I glance at the painting by the bookcase. She’s really good. I don’t know shit about art. But Eve’s work is striking. Creative and compelling. The sort of sight that stops you in your tracks.
“Why are you redoing a project?”
“It didn’t turn out right the first time. I was…indecisive.”
I nod, then drain the rest of my tea and grab my phone. “I should, uh, probably get going. Since I’m already up.”
Before falling asleep, I set my alarm for seven. Neither Aidan nor Conor were home when I stopped by after the library before coming here. They must have gone to the lax party, so I doubt either of them will be up early, but I’d rather not have to explain where I spent the night.
I’m not ready to tell them about Eve. I don’t even know what there is to tell. We’re graduating in a matter of weeks. I haven’t decided where I’ll be headed in the fall. And it feels massively presumptuous to ask Eve if she’s open to a long-distance relationship after one night together. Now that I know she’s not back together with her ex, that they’re not going to get back together, it feels like I have a little more time.
Eve nods too, setting her mug on the coffee table right next to a stack of marine biology textbooks. “Right. Yeah, of course.”
I hook a thumb in the direction of her bedroom. “Just going to grab my sweatshirt.”
“I think it’s by my desk,” she says before heading into the kitchen with our empty mugs.
Eve turned a lamp on when she got up. The bed—and our jumbled clothes—are bathed by a soft glow as I grab my sweatshirt off the floor and tug it on.
Her sketchbook is sitting on top of her desk, open to a clean page. I grab a pen out of the cup on her desk and scribble my number on the blank sheet. I have Eve’s number from Conor, but since I never texted her, she doesn’t have mine.
When I return to the living room, she’s waiting by the doorway that leads to their front door. Foot propped against her ankle again.
“So, what’s the verdict?” I ask, sticking my hands in the front pocket of my hoodie.
Her forehead wrinkles. “Verdict?”
“You know. Am I good at bowling and sex?”
“Oh.” She huffs the syllable, then rolls her eyes.
I know the answer. She came three times.
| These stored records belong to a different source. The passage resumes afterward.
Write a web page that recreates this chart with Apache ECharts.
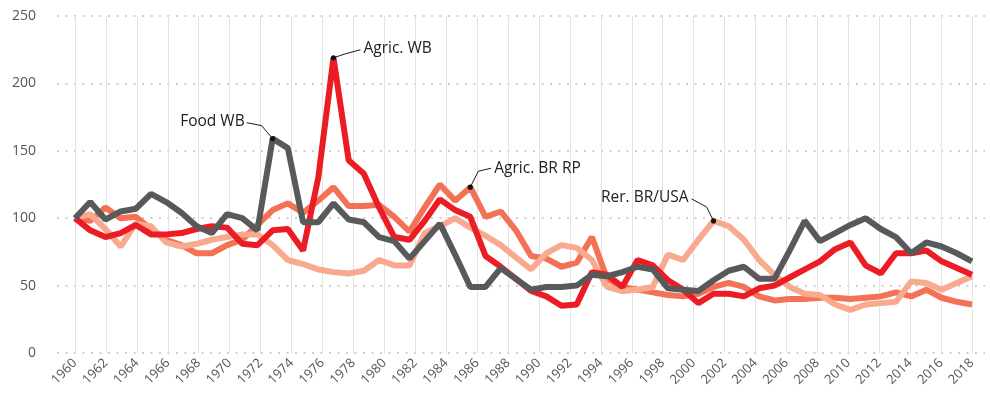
<!DOCTYPE html>
<html>
<head>
<meta charset="utf-8">
<script src="https://cdn.jsdelivr.net/npm/echarts@6/dist/echarts.min.js"></script>
<style>
html, body { margin: 0; background: #fff; }
#chart { width: 990px; height: 400px; }
</style>
</head>
<body>
<div id="chart"></div>
<script>
// tick labels on the time axis (one grid line every two years)
var years = ['1960','1961','1962','1963','1964','1965','1966','1967','1968','1969',
             '1970','1971','1972','1973','1974','1975','1976','1977','1978','1979',
             '1980','1981','1982','1983','1984','1985','1986','1987','1988','1989',
             '1990','1991','1992','1993','1994','1995','1996','1997','1998','1999',
             '2000','2001','2002','2003','2004','2005','2006','2007','2008','2009',
             '2010','2011','2012','2013','2014','2015','2016','2017','2018'];

// the series have one point more than the labelled years, spread over the same width
var points = ['1960','1961','1962','1963','1964','1965','1966','1967','1968','1969',
              '1970','1971','1972','1973','1974','1975','1976','1977','1978','1979',
              '1980','1981','1982','1983','1984','1985','1986','1987','1988','1989',
              '1990','1991','1992','1993','1994','1995','1996','1997','1998','1999',
              '2000','2001','2002','2003','2004','2005','2006','2007','2008','2009',
              '2010','2011','2012','2013','2014','2015','2016','2017','2018','2019'];

var agricBRRP = [100, 98,108,100,101, 92, 84, 80, 74, 74,
                  80, 84, 95,106,111,104,113,123,109,109,
                 110,101, 90,108,125,113,123,101,105, 91,
                  72, 70, 64, 67, 86, 55, 49, 47, 45, 43,
                  42, 44, 49, 52, 49, 42, 39, 40, 40, 41,
                  41, 40, 41, 42, 45, 42, 47, 41, 38, 36];

var rerBRUSA = [100,103, 92, 79, 96, 94, 82, 79, 81, 84,
                 86, 88, 88, 80, 69, 66, 62, 60, 59, 61,
                 69, 65, 65, 89, 94,100, 93, 87, 80, 71,
                 62, 74, 80, 78, 69, 49, 46, 47, 49, 73,
                 69, 84, 98, 94, 84, 69, 58, 49, 44, 43,
                 36, 32, 36, 37, 38, 53, 52, 47, 52, 57];

var agricWB = [100, 91, 86, 89, 95, 88, 88, 89, 92, 94,
                93, 81, 80, 91, 92, 76,130,219,143,133,
               108, 86, 84, 98,114,106,101, 72, 64, 55,
                46, 42, 35, 36, 60, 58, 49, 69, 65, 54,
                47, 37, 44, 44, 42, 48, 50, 56, 62, 68,
                77, 82, 65, 59, 74, 74, 76, 68, 63, 58];

var foodWB = [100,112, 99,105,107,118,112,104, 94, 89,
              103,100, 91,159,152, 97, 97,111, 99, 97,
               86, 83, 70, 83, 96, 73, 49, 49, 63, 55,
               47, 49, 49, 50, 58, 57, 60, 64, 62, 48,
               47, 46, 54, 61, 64, 55, 55, 76, 98, 83,
               89, 95,100, 92, 86, 74, 82, 79, 74, 68];

var myChart = echarts.init(document.getElementById('chart'));

var font = '"Open Sans", "Noto Sans", sans-serif';

// callouts: which point, and where the leader line and text go (pixel offsets)
var notes = [
    {text: 'Food WB', data: foodWB, at: 13, path: [[-11, -13], [-26, -16]], tx: -28, ty: -17, align: 'right'},
    {text: 'Agric. WB', data: agricWB, at: 17, path: [[12, -4], [27, -8]], tx: 30, ty: -9, align: 'left'},
    {text: 'Agric. BR RP', data: agricBRRP, at: 26, path: [[8, -16], [21, -19]], tx: 24, ty: -19, align: 'left'},
    {text: 'Rer. BR/USA', data: rerBRUSA, at: 42, path: [[-7, -14], [-22, -22]], tx: -25, ty: -23, align: 'right'}
];

function line(name, data, color) {
    return {
        name: name,
        type: 'line',
        xAxisIndex: 0,
        yAxisIndex: 0,
        data: data,
        showSymbol: false,
        silent: true,
        lineStyle: { color: color, width: 6, join: 'bevel', cap: 'butt' }
    };
}

var option = {
    animation: false,
    textStyle: { fontFamily: font },
    grid: [
        { left: 75, right: 18, top: 16, bottom: 47 },
        { left: 57, right: 5, top: 16, bottom: 47 }
    ],
    xAxis: [
        { type: 'category', gridIndex: 0, data: points, boundaryGap: false, position: 'top', show: false },
        {
            type: 'category', gridIndex: 0, data: years, boundaryGap: false, position: 'bottom',
            axisLine: { show: false },
            axisTick: { show: false },
            axisLabel: { interval: 1, rotate: 45, color: '#555', fontSize: 13, margin: 8, fontFamily: font },
            splitLine: { show: true, interval: 1, lineStyle: { color: '#e3e3e3', width: 1 } }
        },
        { type: 'value', gridIndex: 1, min: 0, max: 1, show: false }
    ],
    yAxis: [
        { type: 'value', gridIndex: 0, min: 0, max: 250, interval: 50, show: false },
        {
            type: 'value', gridIndex: 1, min: 0, max: 250, interval: 50,
            axisLine: { show: false },
            axisTick: { show: false },
            axisLabel: { color: '#555', fontSize: 14, margin: 21, fontFamily: font },
            splitLine: { lineStyle: { color: '#cfcfcf', width: 2, type: [2, 6.5] } }
        }
    ],
    series: [
        line('Agric. BR RP', agricBRRP, '#f37155'),
        line('Rer. BR/USA', rerBRUSA, '#f9aa8e'),
        line('Agric. WB', agricWB, '#ec1c24'),
        line('Food WB', foodWB, '#58595b'),
        {
            type: 'custom',
            xAxisIndex: 0,
            yAxisIndex: 0,
            silent: true,
            z: 10,
            data: notes.map(function (n) { return [n.at, n.data[n.at]]; }),
            renderItem: function (params, api) {
                var n = notes[params.dataIndex];
                var p = api.coord([api.value(0), api.value(1)]);
                var pts = [p];
                n.path.forEach(function (d) { pts.push([p[0] + d[0], p[1] + d[1]]); });
                return {
                    type: 'group',
                    children: [
                        { type: 'polyline', shape: { points: pts }, style: { stroke: '#1a1a1a', lineWidth: 1, fill: null } },
                        { type: 'circle', shape: { cx: p[0], cy: p[1], r: 2.6 }, style: { fill: '#111' } },
                        {
                            type: 'text',
                            x: p[0] + n.tx, y: p[1] + n.ty,
                            style: {
                                text: n.text, fill: '#222', fontSize: 15.5, fontFamily: font,
                                align: n.align, verticalAlign: 'middle'
                            }
                        }
                    ]
                };
            }
        }
    ]
};

myChart.setOption(option);
window.addEventListener('resize', function () {
    myChart.resize();
});
</script>
</body>
</html>
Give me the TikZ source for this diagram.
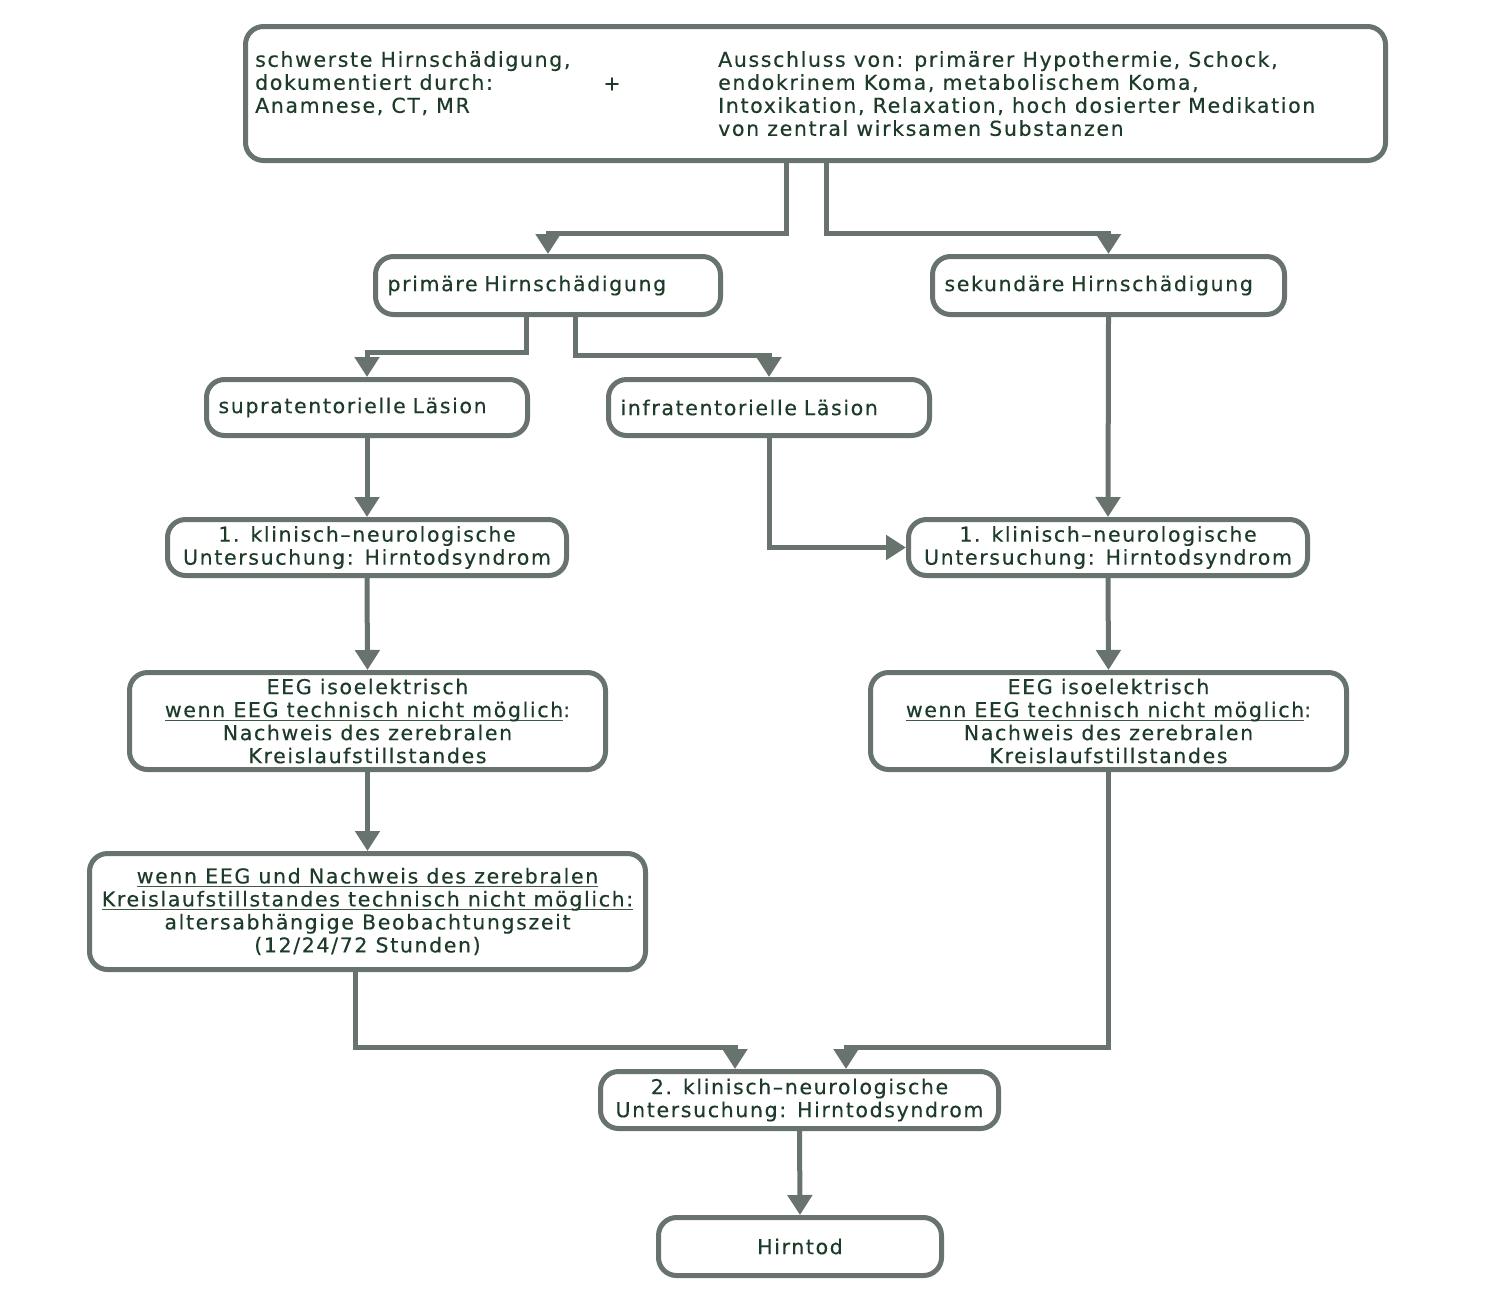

And she doesn’t have to admit it. I just enjoy teasing her.
I reach out, running my thumb along her jaw before tilting her chin up.
When Eve’s eyes meet mine, they’re surprised. I think she expected me to rush out of here after Sean’s call.
I’m still in a weird headspace from it, honestly. A little startled by my own behavior. By the realization that I have a breaking point. And not just with my brother.
Eve holds the power to wreck me, and I’m fairly certain she has no idea.
Like now, when she bites her bottom lip.
My thumb moves higher, pulling it free from her teeth.
“I think about kissing you every damn time you do that,” I confess.
Her eyes widen. And then she tilts her head. Bites her lip again.
“Do it,” she whispers.
It’s been a long time since I kissed a girl just to kiss her. There’s usually an expectation of something else to come later. But this—now—I just want to kiss her. And it feels like I finally can. So I do.
We’re both breathing heavily when we break apart.
Some of her hair has fallen out of the bun it was pulled back in.
I tuck a rogue strand behind her ear. “Which game did you go to last season?”
“Uh…” She thinks. “I don’t remember the name of the other team. They had gray jerseys on, I think?”
Rochester State or Olympia, then. I can look up how I played in those games later.
“You had two assists.”
I still, wondering if I accidentally spoke aloud. How else would Eve know why I’m wondering? If I’d known she was there, it probably would have been my best performance of the season.
“I mean, I think it was two.”
Her cheeks are red again.
And this thing between us? It doesn’t feel anywhere close to over.